La collezione ha mantenuto molti riferimenti a quello che ha già fatto Roseberry in questi tre anni al timone della Maison, aggiungendo altri, riferendosi ai codici storici dei couturier parigini: i bottoni dorati a forma di buco della serratura, il ricamo del metro, il dettaglio del reggiseno a cono, i top bustier abbinate alle giacche di jeans ma anche disegni stravaganti dipinti a mano.

Vorrei portare il prêt-à-porter a un livello diverso da quello della Haute Couture. Vorrei riportare il mondo Schiaparelli al ready to wear» ha dichiarato Roseberry prima dello show.
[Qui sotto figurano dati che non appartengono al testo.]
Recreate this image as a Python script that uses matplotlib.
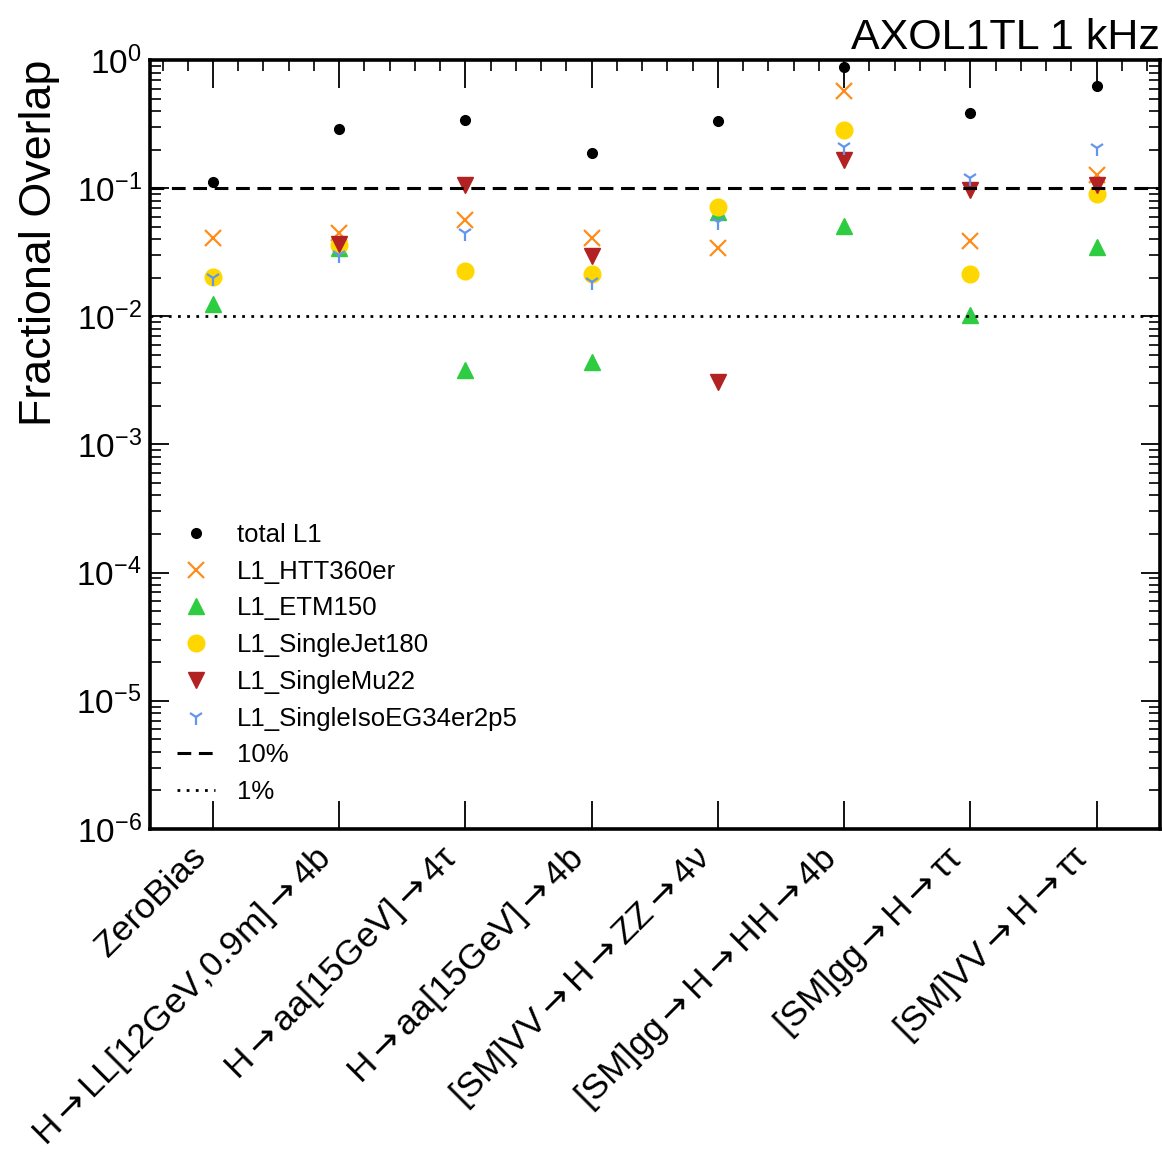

Una intuizione giusta, quella da parte del designer americano, dato che Elsa Schiaparelli nasce come designer di pullover neri decorati con disegni bianchi trompe- l’oeil, fabbricati a mano da una donna armena, Aroosiag Mikaëlian detta “Mike”, che aveva un piccolo laboratorio artigianale con il fratello e altre lavoratrici a maglia.

Una idea che le fruttò parecchi soldi, grazie all’acquisizione da parte dei magazzini Strauss, negli Stati Uniti, che le decretarono l’espansione del suo atelier, per poi debuttare con la sua prima collezione Schiaparelli Pour Le Sport, dove comparvero i primi maglioni tatuaggio e pullover con riproduzioni delle ossa umane, e numerosi accessori.

Per questa ragione la collezione, presentata da Roseberry, è riazzerare l’orologio del tempo per definire un cambio di rotta dove la parola semplificazione crei un linguaggio estetico e un’immagine nuova della Maison, che si è vista fino ad oggi.

Questo ci porta anche a considerare che forse la quotidianità del vestirsi deve essere pratica, e deve essere compatibile a questa nostra nuova vita, datata Terzo Millennio.